Historical data. Decide whether to migrate the target's historical compliance data (past certificates, expired waivers, prior escalation records) or start fresh. Historical data provides context but may not be worth the migration effort if the target's records are poorly maintained.
Common M&A Compliance Failures
Assuming the target's compliance program is adequate. The most common failure. The acquirer sees that the target has a COI program and assumes it is equivalent to their own. Without due diligence, they discover post-closing that the target's program was under-resourced, under-enforced, or non-existent.
Delaying integration. "We'll deal with vendor insurance after we finish the financial integration." By the time the compliance team gets to it, certificates that were current at closing have expired, vendors have changed carriers, and the re-certification effort is twice as large as it would have been on day 30.
Not updating entity names. Post-acquisition, the legal entity structure changes. Vendor certificates still list the old entity names. If a claim occurs, the additional insured status may not extend to the new entity — because the endorsement names the old entity that no longer has an insurable interest in the property or project.
Losing the target's compliance team. The people who managed the target's vendor relationships and compliance program are often lost during M&A — they leave voluntarily, are laid off during restructuring, or are reassigned. Their institutional knowledge (which vendors are difficult, which brokers are reliable, which waivers have history) walks out the door.
Inconsistent enforcement during transition.
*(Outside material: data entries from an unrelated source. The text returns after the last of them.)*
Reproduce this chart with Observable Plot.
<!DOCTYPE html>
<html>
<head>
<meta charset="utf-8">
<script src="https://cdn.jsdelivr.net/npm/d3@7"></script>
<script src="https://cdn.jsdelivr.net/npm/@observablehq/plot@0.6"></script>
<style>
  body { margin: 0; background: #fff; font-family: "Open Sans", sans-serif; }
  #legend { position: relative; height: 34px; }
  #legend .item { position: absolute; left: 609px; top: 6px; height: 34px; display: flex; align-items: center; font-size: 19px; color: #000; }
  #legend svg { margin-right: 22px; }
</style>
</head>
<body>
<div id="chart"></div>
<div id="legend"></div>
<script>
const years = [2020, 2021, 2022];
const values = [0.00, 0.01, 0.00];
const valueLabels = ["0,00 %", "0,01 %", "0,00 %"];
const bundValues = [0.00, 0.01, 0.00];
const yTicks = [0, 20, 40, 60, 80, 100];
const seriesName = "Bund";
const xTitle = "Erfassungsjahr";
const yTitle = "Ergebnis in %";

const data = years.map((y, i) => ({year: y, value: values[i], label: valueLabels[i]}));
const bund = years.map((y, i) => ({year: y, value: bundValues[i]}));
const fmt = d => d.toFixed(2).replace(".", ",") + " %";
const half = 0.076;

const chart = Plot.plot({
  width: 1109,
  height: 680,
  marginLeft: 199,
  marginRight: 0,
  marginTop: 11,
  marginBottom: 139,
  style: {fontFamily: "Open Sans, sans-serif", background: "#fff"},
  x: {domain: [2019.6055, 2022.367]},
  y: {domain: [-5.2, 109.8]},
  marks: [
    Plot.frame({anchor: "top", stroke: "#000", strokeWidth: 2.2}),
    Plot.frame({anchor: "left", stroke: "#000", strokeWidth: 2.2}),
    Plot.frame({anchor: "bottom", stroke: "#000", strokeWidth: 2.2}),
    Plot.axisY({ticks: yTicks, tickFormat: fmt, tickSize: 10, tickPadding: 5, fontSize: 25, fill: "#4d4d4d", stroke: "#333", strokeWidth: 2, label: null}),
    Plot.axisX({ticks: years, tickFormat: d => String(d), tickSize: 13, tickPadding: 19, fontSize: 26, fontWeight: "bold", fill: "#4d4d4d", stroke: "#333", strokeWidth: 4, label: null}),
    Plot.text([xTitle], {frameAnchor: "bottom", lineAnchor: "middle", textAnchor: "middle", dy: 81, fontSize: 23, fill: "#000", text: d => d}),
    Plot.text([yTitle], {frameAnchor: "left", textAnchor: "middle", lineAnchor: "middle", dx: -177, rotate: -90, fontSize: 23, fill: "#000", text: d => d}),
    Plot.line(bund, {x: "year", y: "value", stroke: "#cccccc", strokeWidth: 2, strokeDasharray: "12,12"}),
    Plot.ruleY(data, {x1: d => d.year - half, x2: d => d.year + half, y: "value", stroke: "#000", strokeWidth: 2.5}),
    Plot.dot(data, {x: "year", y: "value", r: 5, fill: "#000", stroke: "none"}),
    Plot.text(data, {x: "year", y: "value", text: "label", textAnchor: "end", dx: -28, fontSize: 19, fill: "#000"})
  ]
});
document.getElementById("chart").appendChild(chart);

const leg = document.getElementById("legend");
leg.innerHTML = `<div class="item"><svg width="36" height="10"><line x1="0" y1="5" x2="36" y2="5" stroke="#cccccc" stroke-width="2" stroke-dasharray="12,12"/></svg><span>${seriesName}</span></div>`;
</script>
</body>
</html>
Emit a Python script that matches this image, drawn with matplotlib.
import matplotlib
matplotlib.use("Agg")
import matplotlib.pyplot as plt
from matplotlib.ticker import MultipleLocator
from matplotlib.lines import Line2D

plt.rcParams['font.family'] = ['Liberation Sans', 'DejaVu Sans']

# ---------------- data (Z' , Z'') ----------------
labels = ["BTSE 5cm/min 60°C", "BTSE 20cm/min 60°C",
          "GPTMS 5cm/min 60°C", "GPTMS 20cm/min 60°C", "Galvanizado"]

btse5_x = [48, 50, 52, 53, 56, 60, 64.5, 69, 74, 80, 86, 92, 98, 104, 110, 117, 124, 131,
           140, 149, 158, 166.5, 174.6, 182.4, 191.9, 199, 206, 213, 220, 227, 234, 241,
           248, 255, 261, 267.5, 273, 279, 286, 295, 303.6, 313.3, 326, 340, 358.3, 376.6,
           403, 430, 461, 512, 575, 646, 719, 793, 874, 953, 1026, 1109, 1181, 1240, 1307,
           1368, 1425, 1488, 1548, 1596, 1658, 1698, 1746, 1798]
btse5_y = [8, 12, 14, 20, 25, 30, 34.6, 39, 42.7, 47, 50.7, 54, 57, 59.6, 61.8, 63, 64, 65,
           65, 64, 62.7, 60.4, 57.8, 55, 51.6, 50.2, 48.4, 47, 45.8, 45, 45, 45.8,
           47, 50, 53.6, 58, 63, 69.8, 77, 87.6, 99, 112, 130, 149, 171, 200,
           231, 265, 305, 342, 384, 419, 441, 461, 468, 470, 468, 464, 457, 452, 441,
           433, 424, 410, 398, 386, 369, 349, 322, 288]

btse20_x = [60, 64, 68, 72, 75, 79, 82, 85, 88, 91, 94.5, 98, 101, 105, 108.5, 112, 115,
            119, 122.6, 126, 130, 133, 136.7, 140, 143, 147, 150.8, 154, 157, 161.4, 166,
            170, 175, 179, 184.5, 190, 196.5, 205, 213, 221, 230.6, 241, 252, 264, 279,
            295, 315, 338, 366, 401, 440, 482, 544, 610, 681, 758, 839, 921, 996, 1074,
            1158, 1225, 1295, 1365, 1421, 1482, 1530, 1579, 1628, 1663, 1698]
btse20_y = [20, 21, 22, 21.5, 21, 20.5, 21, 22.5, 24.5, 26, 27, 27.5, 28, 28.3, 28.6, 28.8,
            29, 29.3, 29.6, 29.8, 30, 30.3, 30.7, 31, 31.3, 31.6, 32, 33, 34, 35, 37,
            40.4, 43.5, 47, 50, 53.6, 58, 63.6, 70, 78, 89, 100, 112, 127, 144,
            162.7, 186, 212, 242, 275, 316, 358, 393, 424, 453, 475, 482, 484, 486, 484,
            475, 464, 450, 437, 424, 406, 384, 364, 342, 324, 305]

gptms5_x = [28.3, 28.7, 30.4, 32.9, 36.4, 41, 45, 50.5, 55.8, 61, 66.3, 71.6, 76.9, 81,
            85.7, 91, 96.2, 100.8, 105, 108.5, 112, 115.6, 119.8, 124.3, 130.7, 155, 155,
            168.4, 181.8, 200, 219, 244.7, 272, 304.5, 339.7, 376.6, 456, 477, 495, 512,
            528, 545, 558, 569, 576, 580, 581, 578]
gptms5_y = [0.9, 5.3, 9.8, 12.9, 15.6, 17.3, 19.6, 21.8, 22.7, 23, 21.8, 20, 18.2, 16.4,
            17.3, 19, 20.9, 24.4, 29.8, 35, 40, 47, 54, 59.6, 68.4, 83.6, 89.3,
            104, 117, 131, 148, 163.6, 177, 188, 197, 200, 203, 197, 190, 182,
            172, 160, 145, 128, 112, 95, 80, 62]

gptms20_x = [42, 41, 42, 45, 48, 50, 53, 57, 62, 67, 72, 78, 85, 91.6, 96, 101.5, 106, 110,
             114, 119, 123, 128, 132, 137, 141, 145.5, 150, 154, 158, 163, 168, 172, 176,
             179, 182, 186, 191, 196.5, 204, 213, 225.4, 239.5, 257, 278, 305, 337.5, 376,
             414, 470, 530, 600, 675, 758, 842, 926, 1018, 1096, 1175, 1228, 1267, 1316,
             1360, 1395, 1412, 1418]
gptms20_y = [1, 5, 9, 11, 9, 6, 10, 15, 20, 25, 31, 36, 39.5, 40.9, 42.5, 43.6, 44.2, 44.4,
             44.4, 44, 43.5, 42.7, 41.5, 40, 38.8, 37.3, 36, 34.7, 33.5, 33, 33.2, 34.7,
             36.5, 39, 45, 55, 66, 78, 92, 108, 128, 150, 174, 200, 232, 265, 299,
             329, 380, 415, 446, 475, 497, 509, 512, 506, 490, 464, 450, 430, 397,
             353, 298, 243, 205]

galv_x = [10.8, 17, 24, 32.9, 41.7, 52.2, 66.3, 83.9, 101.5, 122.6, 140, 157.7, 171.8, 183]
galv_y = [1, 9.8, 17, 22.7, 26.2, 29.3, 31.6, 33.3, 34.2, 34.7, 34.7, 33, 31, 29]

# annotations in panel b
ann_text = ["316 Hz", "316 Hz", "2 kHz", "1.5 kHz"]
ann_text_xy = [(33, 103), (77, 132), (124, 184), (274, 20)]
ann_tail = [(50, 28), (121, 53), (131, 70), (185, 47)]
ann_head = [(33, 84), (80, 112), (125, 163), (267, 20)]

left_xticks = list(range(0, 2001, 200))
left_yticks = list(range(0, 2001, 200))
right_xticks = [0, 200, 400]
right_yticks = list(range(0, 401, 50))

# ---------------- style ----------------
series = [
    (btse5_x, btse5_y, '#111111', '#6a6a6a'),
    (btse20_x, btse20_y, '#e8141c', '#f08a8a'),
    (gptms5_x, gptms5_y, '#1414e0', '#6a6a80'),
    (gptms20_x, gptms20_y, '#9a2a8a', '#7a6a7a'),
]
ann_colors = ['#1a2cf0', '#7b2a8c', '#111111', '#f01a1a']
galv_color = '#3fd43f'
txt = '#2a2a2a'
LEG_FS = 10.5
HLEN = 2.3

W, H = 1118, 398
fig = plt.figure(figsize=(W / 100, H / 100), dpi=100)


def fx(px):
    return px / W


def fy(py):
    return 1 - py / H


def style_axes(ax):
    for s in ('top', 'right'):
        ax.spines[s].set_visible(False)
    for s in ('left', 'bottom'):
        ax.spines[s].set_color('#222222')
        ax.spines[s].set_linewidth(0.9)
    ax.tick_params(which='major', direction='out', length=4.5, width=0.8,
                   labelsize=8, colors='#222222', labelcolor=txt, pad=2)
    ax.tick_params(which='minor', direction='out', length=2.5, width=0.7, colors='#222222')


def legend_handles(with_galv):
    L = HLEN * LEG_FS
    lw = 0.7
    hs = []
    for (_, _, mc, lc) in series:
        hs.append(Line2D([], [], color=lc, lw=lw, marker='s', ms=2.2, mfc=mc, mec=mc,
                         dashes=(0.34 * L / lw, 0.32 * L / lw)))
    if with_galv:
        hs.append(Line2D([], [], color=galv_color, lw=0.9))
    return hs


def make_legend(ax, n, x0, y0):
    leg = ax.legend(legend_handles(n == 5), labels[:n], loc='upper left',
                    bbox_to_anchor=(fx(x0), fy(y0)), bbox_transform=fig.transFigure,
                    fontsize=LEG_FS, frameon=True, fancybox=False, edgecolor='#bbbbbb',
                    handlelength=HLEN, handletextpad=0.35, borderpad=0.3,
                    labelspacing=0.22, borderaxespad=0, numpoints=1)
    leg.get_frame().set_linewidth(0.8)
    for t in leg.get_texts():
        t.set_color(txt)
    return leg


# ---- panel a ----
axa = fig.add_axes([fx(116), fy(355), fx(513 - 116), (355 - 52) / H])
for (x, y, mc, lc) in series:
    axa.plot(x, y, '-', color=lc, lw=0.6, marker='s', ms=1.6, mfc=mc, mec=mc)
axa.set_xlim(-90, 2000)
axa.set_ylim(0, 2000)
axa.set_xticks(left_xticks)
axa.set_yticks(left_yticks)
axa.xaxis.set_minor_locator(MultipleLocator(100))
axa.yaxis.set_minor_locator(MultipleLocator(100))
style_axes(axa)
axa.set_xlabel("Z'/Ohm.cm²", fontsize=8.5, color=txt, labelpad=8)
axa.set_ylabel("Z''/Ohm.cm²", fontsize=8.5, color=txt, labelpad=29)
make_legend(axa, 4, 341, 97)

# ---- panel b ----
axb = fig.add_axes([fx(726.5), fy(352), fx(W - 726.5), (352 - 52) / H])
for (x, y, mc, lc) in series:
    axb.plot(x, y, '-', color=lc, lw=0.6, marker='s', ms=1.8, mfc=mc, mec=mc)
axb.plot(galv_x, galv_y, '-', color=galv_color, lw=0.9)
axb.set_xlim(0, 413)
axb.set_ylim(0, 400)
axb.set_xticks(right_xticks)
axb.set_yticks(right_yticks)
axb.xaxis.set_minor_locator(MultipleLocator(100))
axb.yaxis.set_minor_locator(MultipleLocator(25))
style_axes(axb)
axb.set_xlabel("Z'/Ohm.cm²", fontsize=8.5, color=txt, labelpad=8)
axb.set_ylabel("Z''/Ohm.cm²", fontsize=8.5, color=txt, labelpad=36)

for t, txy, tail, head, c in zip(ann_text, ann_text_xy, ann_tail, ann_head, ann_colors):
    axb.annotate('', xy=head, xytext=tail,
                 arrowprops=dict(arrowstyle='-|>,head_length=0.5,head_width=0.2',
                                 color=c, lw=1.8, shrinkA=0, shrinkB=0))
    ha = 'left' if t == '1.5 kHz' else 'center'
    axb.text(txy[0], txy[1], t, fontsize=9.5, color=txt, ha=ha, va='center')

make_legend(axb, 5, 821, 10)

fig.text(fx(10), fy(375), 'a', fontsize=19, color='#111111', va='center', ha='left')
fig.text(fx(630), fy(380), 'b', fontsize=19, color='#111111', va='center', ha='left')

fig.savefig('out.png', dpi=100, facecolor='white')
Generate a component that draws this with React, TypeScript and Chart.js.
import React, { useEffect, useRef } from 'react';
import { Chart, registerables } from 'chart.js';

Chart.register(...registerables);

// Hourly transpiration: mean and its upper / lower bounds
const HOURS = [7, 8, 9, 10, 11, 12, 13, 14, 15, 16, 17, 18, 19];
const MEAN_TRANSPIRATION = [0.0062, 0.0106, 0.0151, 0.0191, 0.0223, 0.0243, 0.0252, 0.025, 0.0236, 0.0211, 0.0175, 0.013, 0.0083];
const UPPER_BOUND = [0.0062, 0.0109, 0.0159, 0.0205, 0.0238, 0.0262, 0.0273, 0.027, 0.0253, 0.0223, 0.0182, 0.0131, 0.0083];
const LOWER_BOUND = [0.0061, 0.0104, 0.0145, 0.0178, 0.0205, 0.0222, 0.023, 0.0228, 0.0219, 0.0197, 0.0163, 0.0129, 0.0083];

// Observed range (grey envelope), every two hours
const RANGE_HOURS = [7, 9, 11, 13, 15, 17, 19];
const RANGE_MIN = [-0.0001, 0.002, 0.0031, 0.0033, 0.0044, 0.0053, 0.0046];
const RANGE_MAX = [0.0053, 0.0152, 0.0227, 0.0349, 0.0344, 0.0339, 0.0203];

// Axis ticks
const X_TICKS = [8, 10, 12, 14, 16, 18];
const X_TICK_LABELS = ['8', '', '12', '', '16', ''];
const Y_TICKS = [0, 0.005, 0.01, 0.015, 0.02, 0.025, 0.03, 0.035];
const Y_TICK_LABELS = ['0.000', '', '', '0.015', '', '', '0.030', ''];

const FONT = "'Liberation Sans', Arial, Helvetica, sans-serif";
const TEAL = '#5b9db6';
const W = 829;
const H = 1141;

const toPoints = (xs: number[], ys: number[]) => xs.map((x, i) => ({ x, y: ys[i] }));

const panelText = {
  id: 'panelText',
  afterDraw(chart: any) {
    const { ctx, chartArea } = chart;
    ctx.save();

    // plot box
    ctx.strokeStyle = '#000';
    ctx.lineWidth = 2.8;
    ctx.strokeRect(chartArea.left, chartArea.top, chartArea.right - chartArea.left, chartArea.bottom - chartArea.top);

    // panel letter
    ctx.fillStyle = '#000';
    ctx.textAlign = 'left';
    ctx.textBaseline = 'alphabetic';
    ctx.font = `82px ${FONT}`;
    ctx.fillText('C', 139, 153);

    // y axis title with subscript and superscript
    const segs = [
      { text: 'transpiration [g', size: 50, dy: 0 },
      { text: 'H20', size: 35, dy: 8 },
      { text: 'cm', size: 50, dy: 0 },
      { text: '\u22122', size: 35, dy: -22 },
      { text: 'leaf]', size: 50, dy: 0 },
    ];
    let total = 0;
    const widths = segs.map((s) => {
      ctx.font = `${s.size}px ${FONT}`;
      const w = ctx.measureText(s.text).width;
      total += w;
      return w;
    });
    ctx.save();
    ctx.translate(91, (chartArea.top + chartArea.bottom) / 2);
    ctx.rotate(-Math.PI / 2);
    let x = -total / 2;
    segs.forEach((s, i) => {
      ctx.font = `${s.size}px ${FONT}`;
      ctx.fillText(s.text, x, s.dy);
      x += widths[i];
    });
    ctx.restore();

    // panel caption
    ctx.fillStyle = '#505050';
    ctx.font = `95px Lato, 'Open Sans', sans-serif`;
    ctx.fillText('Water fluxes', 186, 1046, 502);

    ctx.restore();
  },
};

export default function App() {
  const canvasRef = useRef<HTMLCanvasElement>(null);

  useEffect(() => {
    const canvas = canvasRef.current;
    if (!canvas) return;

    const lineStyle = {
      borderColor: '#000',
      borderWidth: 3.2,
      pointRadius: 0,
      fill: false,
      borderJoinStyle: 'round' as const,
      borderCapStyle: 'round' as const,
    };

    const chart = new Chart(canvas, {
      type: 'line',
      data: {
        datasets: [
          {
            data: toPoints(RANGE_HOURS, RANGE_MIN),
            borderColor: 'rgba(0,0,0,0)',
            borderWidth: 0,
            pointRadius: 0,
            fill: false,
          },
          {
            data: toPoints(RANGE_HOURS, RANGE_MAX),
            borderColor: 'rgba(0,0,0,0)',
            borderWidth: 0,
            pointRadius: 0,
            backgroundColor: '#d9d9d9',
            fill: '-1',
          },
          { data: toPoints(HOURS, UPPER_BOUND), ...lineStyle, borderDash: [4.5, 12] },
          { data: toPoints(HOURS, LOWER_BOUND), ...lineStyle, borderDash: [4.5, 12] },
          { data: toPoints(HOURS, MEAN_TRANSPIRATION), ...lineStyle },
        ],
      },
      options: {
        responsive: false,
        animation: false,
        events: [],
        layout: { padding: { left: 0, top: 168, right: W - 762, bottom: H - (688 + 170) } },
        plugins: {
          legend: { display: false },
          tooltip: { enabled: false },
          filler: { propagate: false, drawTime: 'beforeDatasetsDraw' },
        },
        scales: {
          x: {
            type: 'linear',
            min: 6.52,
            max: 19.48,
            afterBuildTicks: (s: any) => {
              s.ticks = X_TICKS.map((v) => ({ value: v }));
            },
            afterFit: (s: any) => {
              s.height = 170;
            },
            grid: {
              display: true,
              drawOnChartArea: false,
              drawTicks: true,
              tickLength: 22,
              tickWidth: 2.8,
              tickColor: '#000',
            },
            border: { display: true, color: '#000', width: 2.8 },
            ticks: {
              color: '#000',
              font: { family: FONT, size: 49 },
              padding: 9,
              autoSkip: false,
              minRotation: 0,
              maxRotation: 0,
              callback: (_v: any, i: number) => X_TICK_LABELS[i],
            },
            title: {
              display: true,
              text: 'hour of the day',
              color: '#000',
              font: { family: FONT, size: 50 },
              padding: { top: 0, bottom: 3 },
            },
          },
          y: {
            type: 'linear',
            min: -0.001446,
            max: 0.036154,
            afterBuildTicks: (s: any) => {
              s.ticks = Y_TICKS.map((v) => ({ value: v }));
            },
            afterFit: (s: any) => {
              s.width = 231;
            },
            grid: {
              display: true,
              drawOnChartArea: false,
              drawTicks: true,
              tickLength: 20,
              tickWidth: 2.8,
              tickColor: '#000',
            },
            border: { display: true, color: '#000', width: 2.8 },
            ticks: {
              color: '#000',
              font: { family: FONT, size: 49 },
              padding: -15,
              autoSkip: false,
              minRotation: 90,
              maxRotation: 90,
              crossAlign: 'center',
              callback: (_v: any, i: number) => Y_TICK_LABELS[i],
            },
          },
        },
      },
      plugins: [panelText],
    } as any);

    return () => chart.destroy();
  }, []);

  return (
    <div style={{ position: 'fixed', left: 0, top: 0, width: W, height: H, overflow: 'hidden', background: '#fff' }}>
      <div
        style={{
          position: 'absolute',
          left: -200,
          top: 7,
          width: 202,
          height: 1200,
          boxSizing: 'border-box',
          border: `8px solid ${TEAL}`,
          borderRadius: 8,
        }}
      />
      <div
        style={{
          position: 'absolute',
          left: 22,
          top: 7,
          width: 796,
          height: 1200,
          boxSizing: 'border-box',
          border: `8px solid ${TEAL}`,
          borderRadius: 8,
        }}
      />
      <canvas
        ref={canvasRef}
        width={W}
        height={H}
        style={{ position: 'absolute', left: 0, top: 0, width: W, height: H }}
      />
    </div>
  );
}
During the integration period, enforcement may lapse. The target's vendors sense that the new owners are still getting organized and become less responsive to compliance requests. The acquirer's compliance team is overwhelmed with the additional volume and cannot maintain their normal enforcement cadence. Non-compliance creeps up on both sides.
M&A COI Compliance Checklist
| Phase | Action | Timeline |
|---|---|---|
| Due Diligence | Assess target's compliance program, rate, standards | Pre-closing |
| Due Diligence | Identify compliance risks for valuation adjustment | Pre-closing |
| Day One | Verify high-risk vendor coverage | Day 1-5 |
| Day One | Confirm WC compliance for all on-site vendors | Day 1-5 |
| Day One | Send acquisition notification to all vendors | Day 1-10 |
| Integration | Harmonize requirement standards | Day 15-30 |
| Integration | Distribute unified requirements to all vendors | Day 30-60 |
| Re-Certification | Collect and verify new certificates | Day 60-120 |
| Re-Certification | Escalate non-responsive vendors | Day 120-150 |
| Consolidation | Migrate data to unified tracking system | Day 30-90 |
| Consolidation | Onboard target vendors to portal | Day 60-120 |
| Normalization | Complete re-certification, close outliers | Day 150-180 |
M&A COI compliance is a project within a project — a workstream that runs in parallel with the financial, legal, and operational integration. The organizations that execute it well treat it with the same discipline and resources as any other integration workstream. The organizations that treat it as an afterthought discover the consequences when the first post-closing claim exposes a gap that should have been closed months earlier.